An alarm clock and a briefcase balanced on a scale

In the late summer of 2024, Denise Prudhomme clocked in at 7:00 AM on a Friday, like she had for most of her adult life. Soon after she started work, she passed away at her desk from heart failure.

It took four days for anyone to notice. She was found still sitting there. Her coworkers had assumed the smell coming from her end of the third floor was backed-up plumbing. Denise, dead at 60, alone and undiscovered at her desk for days.

It is a hard, undeniable reminder of how deeply work has consumed our lives.

The modern workday isn't simply a way to make a living anymore. It has become a system that traps people in cycles of stress and exhaustion, more survival than a wage. And it keeps us too busy for what actually matters: serving our communities, spending time with family, chasing our passions, or just reflecting on the kind of world we want to help build.

This work is holding us back from living.

Work is a choice, not a law of nature

Here is a good reminder: work is a choice. It is not some unchangeable, inevitable law of the universe.

Yet the system of employment has been designed to make people feel powerless, to convince them they exist to support someone else's vision instead of their own. The quiet message is that whoever you work for has a dream that matters, and yours, your goals, talents, and hopes, matters less.

At its most extreme, when you die in your cubicle, you die where the system believes you belong.

A ladder rising into the clouds

We're not powerless, we're distracted

You might be thinking, "We just need a better system. Better governance. Better protections for workers." But the world doesn't need more laws to improve people's lives at work. It needs businesses willing to rethink the workday and make intentional changes. Businesses focused less on extracting resources and more on helping people thrive, both inside and outside of work.

It needs leaders who recognize that safeguarding their people's wellbeing might be the surest way to run a business. Need proof?

A team meeting in a bright boardroom

A landmark 2019 Oxford University study found companies were 13% more productive when their employees were happy. And a 2024 Gallup study found that 9% of global GDP was lost because workers were unhappy or unengaged. That is about 8.9 trillion dollars.

Trillion. With a T.

We don't need to wait for governments to fix inequality or tell us that treating people with care and dignity produces better work.

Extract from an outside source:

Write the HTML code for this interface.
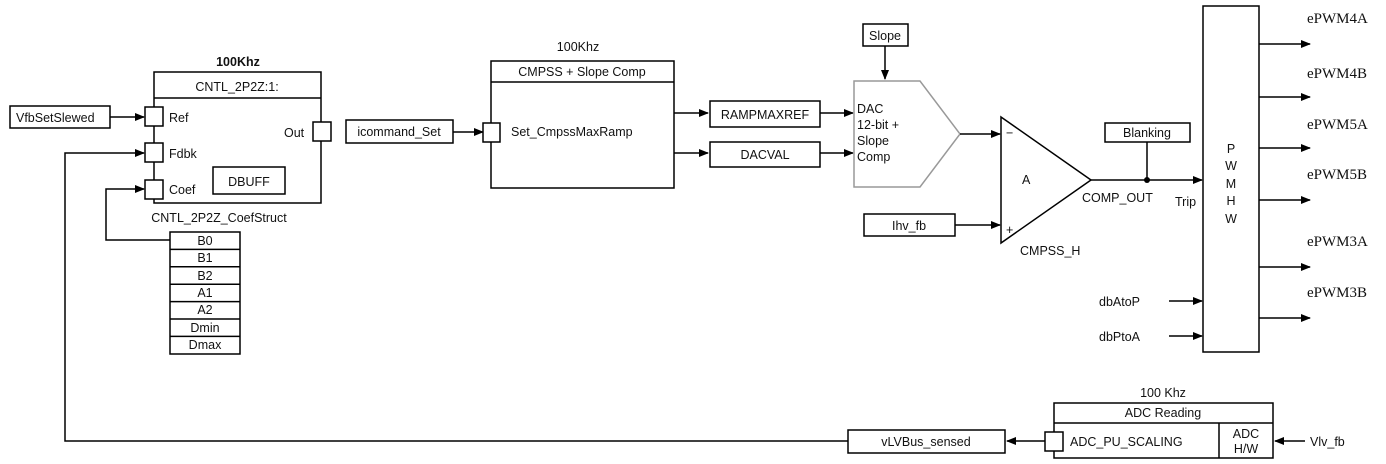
<!DOCTYPE html>
<html><head><style>body{margin:0;background:#fff}svg{display:block}text{font-family:"Liberation Sans",sans-serif;font-size:12.5px;fill:#111}.s{font-family:"Liberation Serif",serif;font-size:15px}</style></head><body>
<svg width="1386" height="464" viewBox="0 0 1386 464" xmlns="http://www.w3.org/2000/svg">
<defs><marker id="a" markerWidth="10" markerHeight="8" refX="9" refY="4" orient="auto" markerUnits="userSpaceOnUse"><path d="M0,0 L10,4 L0,8z" fill="#000"/></marker></defs>
<g fill="none" stroke="#000" stroke-width="1.5">
<rect x="10" y="106" width="100" height="22"/>
<line x1="110" y1="117" x2="144" y2="117" marker-end="url(#a)"/>
<rect x="154" y="72" width="167" height="131"/><line x1="154" y1="98" x2="321" y2="98"/>
<rect x="145" y="107" width="18" height="19" fill="#fff"/>
<rect x="145" y="143" width="18" height="19" fill="#fff"/>
<rect x="145" y="180" width="18" height="19" fill="#fff"/>
<rect x="313" y="122" width="18" height="19" fill="#fff"/>
<rect x="213" y="167" width="72" height="27"/>
<polyline points="170,240 106,240 106,189 144,189" marker-end="url(#a)"/>
<rect x="170" y="232" width="70" height="122"/>
<line x1="170" y1="249.4" x2="240" y2="249.4"/><line x1="170" y1="266.8" x2="240" y2="266.8"/><line x1="170" y1="284.2" x2="240" y2="284.2"/><line x1="170" y1="301.6" x2="240" y2="301.6"/><line x1="170" y1="319" x2="240" y2="319"/><line x1="170" y1="336.4" x2="240" y2="336.4"/>
<polyline points="848,441 65,441 65,153 144,153" marker-end="url(#a)"/>
<rect x="848" y="430" width="157" height="23"/>
<line x1="1045" y1="441" x2="1007" y2="441" marker-end="url(#a)"/>
<rect x="1054" y="403" width="219" height="55"/><line x1="1054" y1="423" x2="1273" y2="423"/><line x1="1219" y1="423" x2="1219" y2="458"/>
<rect x="1045" y="432" width="18" height="19" fill="#fff"/>
<line x1="1305" y1="441" x2="1275" y2="441" marker-end="url(#a)"/>
<rect x="346" y="120" width="107" height="23"/>
<line x1="453" y1="132" x2="483" y2="132" marker-end="url(#a)"/>
<rect x="491" y="61" width="183" height="127"/><line x1="491" y1="82" x2="674" y2="82"/>
<rect x="483" y="123" width="17" height="19" fill="#fff"/>
<line x1="674" y1="113" x2="708" y2="113" marker-end="url(#a)"/>
<line x1="674" y1="153" x2="708" y2="153" marker-end="url(#a)"/>
<rect x="710" y="101" width="110" height="26"/><rect x="710" y="142" width="110" height="25"/>
<line x1="820" y1="113" x2="853" y2="113" marker-end="url(#a)"/>
<line x1="820" y1="153" x2="853" y2="153" marker-end="url(#a)"/>
<polygon points="854,81 920,81 960,134 920,187 854,187" stroke="#999"/>
<rect x="863" y="24" width="45" height="22"/>
<line x1="885" y1="46" x2="885" y2="79" marker-end="url(#a)"/>
<line x1="960" y1="134" x2="1000" y2="134" marker-end="url(#a)"/>
<polygon points="1001,117 1091,180 1001,243"/>
<rect x="864" y="214" width="91" height="22"/>
<line x1="955" y1="225" x2="1000" y2="225" marker-end="url(#a)"/>
<line x1="1091" y1="180" x2="1202" y2="180" marker-end="url(#a)"/>
<rect x="1105" y="123" width="85" height="19"/><line x1="1147" y1="142" x2="1147" y2="180"/>
<rect x="1203" y="6" width="56" height="346"/>
<line x1="1259" y1="44" x2="1310" y2="44" marker-end="url(#a)"/>
<line x1="1259" y1="97" x2="1310" y2="97" marker-end="url(#a)"/>
<line x1="1259" y1="148" x2="1310" y2="148" marker-end="url(#a)"/>
<line x1="1259" y1="200" x2="1310" y2="200" marker-end="url(#a)"/>
<line x1="1259" y1="267" x2="1310" y2="267" marker-end="url(#a)"/>
<line x1="1259" y1="318" x2="1310" y2="318" marker-end="url(#a)"/>
<line x1="1169" y1="301" x2="1202" y2="301" marker-end="url(#a)"/>
<line x1="1169" y1="336" x2="1202" y2="336" marker-end="url(#a)"/>
</g>
<circle cx="1147" cy="180" r="3" fill="#000"/>
<text x="16" y="122">VfbSetSlewed</text>
<text x="238" y="66" text-anchor="middle" font-weight="bold">100Khz</text>
<text x="237" y="91" text-anchor="middle">CNTL_2P2Z:1:</text>
<text x="169" y="122">Ref</text><text x="169" y="158">Fdbk</text><text x="169" y="194">Coef</text>
<text x="284" y="137">Out</text><text x="249" y="186" text-anchor="middle">DBUFF</text>
<text x="219" y="222" text-anchor="middle">CNTL_2P2Z_CoefStruct</text>
<g text-anchor="middle" font-size="12"><text x="205" y="245">B0</text><text x="205" y="262">B1</text><text x="205" y="280">B2</text><text x="205" y="297">A1</text><text x="205" y="314">A2</text><text x="205" y="332">Dmin</text><text x="205" y="349">Dmax</text></g>
<text x="399" y="136" text-anchor="middle">icommand_Set</text>
<text x="578" y="51" text-anchor="middle">100Khz</text>
<text x="582" y="76" text-anchor="middle">CMPSS + Slope Comp</text>
<text x="511" y="136">Set_CmpssMaxRamp</text>
<text x="765" y="119" text-anchor="middle">RAMPMAXREF</text>
<text x="765" y="159" text-anchor="middle">DACVAL</text>
<text x="885" y="40" text-anchor="middle">Slope</text>
<text x="857" y="113">DAC</text><text x="857" y="129">12-bit +</text><text x="857" y="145">Slope</text><text x="857" y="161">Comp</text>
<text x="909" y="230" text-anchor="middle">Ihv_fb</text>
<text x="1022" y="184">A</text><text x="1006" y="137">−</text><text x="1006" y="234" font-size="10">+</text>
<text x="1020" y="255">CMPSS_H</text><text x="1082" y="202">COMP_OUT</text><text x="1175" y="206">Trip</text>
<text x="1147" y="137" text-anchor="middle">Blanking</text>
<g text-anchor="middle"><text x="1231" y="153">P</text><text x="1231" y="170">W</text><text x="1231" y="188">M</text><text x="1231" y="205">H</text><text x="1231" y="223">W</text></g>
<text x="1099" y="306">dbAtoP</text><text x="1099" y="341">dbPtoA</text>
<g class="s"><text class="s" x="1307" y="23">ePWM4A</text><text class="s" x="1307" y="78">ePWM4B</text><text class="s" x="1307" y="129">ePWM5A</text><text class="s" x="1307" y="179">ePWM5B</text><text class="s" x="1307" y="246">ePWM3A</text><text class="s" x="1307" y="297">ePWM3B</text></g>
<text x="1163" y="397" text-anchor="middle">100 Khz</text>
<text x="1163" y="417" text-anchor="middle">ADC Reading</text>
<text x="1070" y="446">ADC_PU_SCALING</text>
<text x="1246" y="438" text-anchor="middle" font-size="12">ADC</text><text x="1246" y="453" text-anchor="middle" font-size="12">H/W</text>
<text x="926" y="446" text-anchor="middle">vLVBus_sensed</text>
<text x="1310" y="446">Vlv_fb</text>
</svg></body></html>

Owners who genuinely care, most of whom are probably reading this right now, already have the power to build environments where their people feel supported and valued.

Redefining success

Society didn't always look like this. Once, we traded what we had too much of, supporting one another through shared resources. But over time, businesses became engines for accumulating profit at the expense of anyone's wellbeing.

The thing about engines is they are built for the fuel that powers them. You can't just change the fuel, you have to change the engine itself to get a different result. The future of work can be one where businesses radiate outward into communities instead of pulling everything inward.

That is a new kind of engine. It is time to redefine work as something that enriches life, not something that drains it just to keep itself running.

A glowing lightbulb in front of a team at work, with the words Think Big

What happens next

Einstein once said, "Either everything is a miracle, or nothing is a miracle." Seeing the world either way is a choice. And the way we structure the workday decides which version of life we experience, and which version of work our employees experience too.

Will they come to know work as an unavoidable burden, or a tool to create something better? If we stop viewing work as a sacrifice and start treating it as an opportunity to give people more time and freedom, we can unlock incredible potential. Because time, not money, might be the most powerful thing we can give back.

So here is the first challenge: what small change can you make in your work, or your business, to create more time, freedom, and possibility, for yourself and the people around you?

And with that one small change, let the revolution begin.